• What this task involves: From the first line of the listing below, retype each line up to and including the one with "3.26, 3.54, 3.40, 3.13, 3.29]"; pictures stay out.

• Raw data:
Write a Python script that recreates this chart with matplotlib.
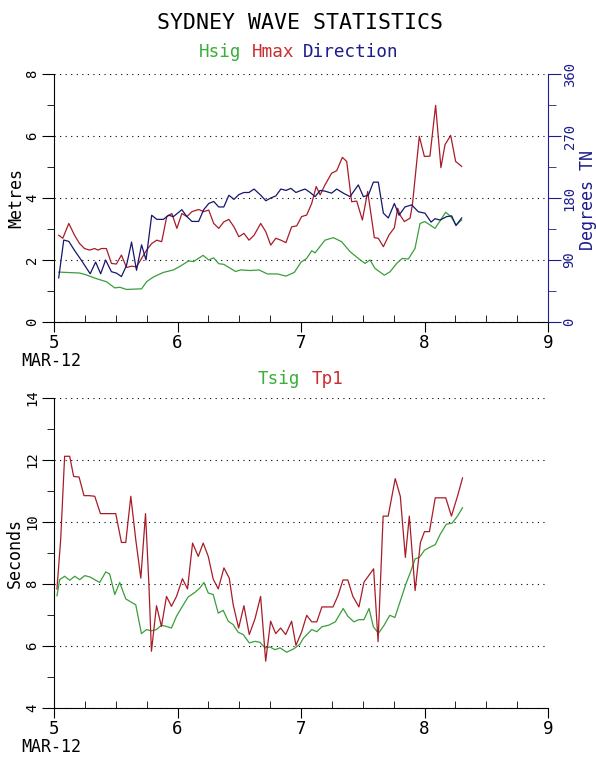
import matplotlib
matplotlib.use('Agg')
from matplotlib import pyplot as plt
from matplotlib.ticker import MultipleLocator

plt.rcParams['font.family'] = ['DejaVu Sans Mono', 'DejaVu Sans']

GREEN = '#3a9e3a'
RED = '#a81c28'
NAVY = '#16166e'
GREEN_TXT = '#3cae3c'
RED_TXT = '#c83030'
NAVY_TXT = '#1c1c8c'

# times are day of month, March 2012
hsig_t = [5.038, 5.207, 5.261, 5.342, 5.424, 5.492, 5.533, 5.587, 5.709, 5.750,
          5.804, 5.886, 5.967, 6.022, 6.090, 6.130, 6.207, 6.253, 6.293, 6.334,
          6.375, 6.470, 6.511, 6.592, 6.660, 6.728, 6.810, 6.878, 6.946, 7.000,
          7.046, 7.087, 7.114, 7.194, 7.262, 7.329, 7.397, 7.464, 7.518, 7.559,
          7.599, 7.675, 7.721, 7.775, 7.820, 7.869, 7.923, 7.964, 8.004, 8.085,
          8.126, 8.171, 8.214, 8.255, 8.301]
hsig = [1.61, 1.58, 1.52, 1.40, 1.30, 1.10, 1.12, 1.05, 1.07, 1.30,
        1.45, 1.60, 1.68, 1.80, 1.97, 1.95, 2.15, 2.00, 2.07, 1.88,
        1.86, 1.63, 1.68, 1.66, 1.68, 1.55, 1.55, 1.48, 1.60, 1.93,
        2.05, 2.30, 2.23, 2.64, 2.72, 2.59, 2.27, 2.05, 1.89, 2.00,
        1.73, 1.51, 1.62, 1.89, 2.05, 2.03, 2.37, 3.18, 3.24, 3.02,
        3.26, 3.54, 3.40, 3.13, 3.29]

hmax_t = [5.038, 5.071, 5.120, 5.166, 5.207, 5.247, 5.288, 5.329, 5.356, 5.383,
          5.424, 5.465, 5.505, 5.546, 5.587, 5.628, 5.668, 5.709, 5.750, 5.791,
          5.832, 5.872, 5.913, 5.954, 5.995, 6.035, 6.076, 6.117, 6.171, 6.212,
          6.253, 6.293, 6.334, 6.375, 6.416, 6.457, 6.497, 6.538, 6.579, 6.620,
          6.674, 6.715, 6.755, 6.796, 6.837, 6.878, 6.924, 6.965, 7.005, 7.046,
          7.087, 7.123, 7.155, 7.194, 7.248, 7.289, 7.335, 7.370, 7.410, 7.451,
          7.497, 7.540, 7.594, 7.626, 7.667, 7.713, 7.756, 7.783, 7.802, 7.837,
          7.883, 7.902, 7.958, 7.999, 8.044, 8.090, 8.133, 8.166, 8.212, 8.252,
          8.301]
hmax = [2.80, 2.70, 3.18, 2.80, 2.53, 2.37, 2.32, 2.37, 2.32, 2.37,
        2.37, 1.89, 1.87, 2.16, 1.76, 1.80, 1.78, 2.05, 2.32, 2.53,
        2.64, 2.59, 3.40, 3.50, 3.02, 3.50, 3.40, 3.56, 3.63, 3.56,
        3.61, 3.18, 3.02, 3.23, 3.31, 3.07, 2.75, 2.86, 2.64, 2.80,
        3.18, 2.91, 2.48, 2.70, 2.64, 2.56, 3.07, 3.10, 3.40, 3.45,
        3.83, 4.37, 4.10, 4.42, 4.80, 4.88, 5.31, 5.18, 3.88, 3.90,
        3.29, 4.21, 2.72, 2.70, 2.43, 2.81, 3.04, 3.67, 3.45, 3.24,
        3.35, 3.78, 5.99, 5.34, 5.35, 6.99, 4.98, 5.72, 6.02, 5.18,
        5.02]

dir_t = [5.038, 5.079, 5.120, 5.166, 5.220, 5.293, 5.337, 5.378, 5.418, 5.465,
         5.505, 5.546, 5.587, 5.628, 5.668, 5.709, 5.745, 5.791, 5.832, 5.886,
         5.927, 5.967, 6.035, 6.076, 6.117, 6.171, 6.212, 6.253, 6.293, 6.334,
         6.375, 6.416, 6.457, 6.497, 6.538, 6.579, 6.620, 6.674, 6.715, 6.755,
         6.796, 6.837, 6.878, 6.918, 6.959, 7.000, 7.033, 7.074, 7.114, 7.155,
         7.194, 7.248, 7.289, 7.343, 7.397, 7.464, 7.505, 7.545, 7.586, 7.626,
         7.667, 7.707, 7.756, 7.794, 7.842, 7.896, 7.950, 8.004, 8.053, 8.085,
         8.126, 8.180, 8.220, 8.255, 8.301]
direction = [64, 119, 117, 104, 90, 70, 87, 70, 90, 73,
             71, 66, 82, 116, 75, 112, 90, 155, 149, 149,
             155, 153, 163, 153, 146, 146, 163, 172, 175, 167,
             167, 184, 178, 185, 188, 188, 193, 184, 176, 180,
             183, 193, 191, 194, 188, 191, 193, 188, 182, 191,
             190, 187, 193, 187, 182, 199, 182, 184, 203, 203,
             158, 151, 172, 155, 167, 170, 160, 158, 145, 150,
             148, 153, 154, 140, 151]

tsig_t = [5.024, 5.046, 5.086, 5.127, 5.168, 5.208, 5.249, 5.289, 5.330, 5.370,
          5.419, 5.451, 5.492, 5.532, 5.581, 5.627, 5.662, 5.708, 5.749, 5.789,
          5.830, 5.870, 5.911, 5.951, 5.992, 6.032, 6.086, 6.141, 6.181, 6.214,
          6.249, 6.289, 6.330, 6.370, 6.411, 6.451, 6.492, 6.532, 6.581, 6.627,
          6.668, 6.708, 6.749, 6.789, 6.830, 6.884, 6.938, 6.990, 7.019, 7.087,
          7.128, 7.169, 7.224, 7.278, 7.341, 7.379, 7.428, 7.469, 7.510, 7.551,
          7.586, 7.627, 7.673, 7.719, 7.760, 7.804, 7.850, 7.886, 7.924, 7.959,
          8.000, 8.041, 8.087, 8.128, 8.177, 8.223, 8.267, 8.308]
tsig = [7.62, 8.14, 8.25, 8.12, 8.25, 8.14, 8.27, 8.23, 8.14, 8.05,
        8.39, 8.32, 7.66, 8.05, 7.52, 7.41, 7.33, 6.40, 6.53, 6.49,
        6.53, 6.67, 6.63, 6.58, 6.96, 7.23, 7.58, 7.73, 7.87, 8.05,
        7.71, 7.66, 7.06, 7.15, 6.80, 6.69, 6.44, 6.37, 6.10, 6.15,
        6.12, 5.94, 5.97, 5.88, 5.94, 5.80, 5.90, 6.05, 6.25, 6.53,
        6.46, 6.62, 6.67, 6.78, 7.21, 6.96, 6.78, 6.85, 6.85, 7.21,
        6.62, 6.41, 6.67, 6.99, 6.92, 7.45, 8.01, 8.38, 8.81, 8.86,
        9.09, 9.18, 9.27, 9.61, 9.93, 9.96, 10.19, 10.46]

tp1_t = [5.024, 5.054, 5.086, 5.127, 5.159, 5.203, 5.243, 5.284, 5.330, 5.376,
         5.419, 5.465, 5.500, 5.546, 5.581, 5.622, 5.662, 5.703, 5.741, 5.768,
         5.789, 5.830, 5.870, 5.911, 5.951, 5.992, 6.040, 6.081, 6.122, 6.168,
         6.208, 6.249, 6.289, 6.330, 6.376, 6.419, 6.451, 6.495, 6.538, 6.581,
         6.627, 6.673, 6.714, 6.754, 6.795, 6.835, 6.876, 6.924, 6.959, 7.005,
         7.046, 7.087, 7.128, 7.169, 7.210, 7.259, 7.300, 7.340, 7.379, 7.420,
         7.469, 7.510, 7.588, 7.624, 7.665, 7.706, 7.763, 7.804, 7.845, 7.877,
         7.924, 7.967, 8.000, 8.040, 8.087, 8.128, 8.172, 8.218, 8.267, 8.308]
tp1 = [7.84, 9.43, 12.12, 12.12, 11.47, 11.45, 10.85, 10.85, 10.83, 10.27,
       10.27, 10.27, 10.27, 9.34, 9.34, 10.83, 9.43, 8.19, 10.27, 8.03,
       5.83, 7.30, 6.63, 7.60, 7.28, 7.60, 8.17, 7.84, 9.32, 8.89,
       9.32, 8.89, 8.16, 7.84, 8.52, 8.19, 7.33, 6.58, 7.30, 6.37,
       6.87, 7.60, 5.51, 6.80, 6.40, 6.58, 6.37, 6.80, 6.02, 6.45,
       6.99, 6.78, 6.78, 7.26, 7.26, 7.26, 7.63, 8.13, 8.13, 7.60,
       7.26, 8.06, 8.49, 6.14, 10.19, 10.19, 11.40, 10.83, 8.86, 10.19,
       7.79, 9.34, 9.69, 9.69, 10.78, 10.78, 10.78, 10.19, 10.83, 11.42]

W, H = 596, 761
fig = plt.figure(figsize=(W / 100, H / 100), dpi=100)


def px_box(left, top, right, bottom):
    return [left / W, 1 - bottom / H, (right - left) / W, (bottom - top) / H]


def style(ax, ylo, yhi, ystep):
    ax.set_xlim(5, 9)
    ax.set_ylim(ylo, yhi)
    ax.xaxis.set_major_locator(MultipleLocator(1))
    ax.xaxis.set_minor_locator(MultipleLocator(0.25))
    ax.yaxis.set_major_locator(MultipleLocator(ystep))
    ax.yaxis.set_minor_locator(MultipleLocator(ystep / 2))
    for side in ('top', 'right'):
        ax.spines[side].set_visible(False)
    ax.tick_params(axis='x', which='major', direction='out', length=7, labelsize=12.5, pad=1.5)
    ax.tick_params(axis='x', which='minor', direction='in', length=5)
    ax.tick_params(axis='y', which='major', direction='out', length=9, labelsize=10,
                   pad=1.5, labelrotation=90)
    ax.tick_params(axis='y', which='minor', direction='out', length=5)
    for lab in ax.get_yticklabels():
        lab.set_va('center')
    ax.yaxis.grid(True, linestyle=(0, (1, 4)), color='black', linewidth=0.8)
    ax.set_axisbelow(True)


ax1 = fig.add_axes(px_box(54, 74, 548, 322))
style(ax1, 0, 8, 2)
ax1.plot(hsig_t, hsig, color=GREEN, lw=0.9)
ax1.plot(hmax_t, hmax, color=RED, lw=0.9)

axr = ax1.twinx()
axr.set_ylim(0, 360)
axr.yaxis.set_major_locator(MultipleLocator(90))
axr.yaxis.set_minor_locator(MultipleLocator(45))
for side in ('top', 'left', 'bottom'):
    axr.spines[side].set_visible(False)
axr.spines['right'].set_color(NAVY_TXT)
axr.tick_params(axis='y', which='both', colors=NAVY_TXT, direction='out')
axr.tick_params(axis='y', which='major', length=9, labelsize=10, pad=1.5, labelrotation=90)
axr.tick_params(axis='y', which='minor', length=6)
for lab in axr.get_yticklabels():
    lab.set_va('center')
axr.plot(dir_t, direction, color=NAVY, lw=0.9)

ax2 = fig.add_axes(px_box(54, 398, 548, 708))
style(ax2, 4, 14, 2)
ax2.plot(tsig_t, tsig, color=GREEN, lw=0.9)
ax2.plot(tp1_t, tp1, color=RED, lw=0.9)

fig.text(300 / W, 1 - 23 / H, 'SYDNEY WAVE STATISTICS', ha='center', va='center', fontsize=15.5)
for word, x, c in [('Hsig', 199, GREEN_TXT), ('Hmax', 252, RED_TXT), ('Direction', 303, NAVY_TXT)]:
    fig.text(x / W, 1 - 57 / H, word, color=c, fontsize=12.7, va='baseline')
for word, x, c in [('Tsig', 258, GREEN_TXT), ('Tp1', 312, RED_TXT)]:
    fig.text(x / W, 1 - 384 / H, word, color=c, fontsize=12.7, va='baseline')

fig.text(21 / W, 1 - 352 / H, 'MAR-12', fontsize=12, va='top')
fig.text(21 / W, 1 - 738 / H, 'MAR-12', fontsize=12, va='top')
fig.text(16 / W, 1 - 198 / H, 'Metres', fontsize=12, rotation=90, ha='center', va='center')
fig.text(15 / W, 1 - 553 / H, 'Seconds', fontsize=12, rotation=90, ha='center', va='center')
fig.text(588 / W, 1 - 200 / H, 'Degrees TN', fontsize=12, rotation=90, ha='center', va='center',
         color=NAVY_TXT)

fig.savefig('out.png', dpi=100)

• Result of the task:
Write a Python script that recreates this chart with matplotlib.
import matplotlib
matplotlib.use('Agg')
from matplotlib import pyplot as plt
from matplotlib.ticker import MultipleLocator

plt.rcParams['font.family'] = ['DejaVu Sans Mono', 'DejaVu Sans']

GREEN = '#3a9e3a'
RED = '#a81c28'
NAVY = '#16166e'
GREEN_TXT = '#3cae3c'
RED_TXT = '#c83030'
NAVY_TXT = '#1c1c8c'

# times are day of month, March 2012
hsig_t = [5.038, 5.207, 5.261, 5.342, 5.424, 5.492, 5.533, 5.587, 5.709, 5.750,
          5.804, 5.886, 5.967, 6.022, 6.090, 6.130, 6.207, 6.253, 6.293, 6.334,
          6.375, 6.470, 6.511, 6.592, 6.660, 6.728, 6.810, 6.878, 6.946, 7.000,
          7.046, 7.087, 7.114, 7.194, 7.262, 7.329, 7.397, 7.464, 7.518, 7.559,
          7.599, 7.675, 7.721, 7.775, 7.820, 7.869, 7.923, 7.964, 8.004, 8.085,
          8.126, 8.171, 8.214, 8.255, 8.301]
hsig = [1.61, 1.58, 1.52, 1.40, 1.30, 1.10, 1.12, 1.05, 1.07, 1.30,
        1.45, 1.60, 1.68, 1.80, 1.97, 1.95, 2.15, 2.00, 2.07, 1.88,
        1.86, 1.63, 1.68, 1.66, 1.68, 1.55, 1.55, 1.48, 1.60, 1.93,
        2.05, 2.30, 2.23, 2.64, 2.72, 2.59, 2.27, 2.05, 1.89, 2.00,
        1.73, 1.51, 1.62, 1.89, 2.05, 2.03, 2.37, 3.18, 3.24, 3.02,
        3.26, 3.54, 3.40, 3.13, 3.29]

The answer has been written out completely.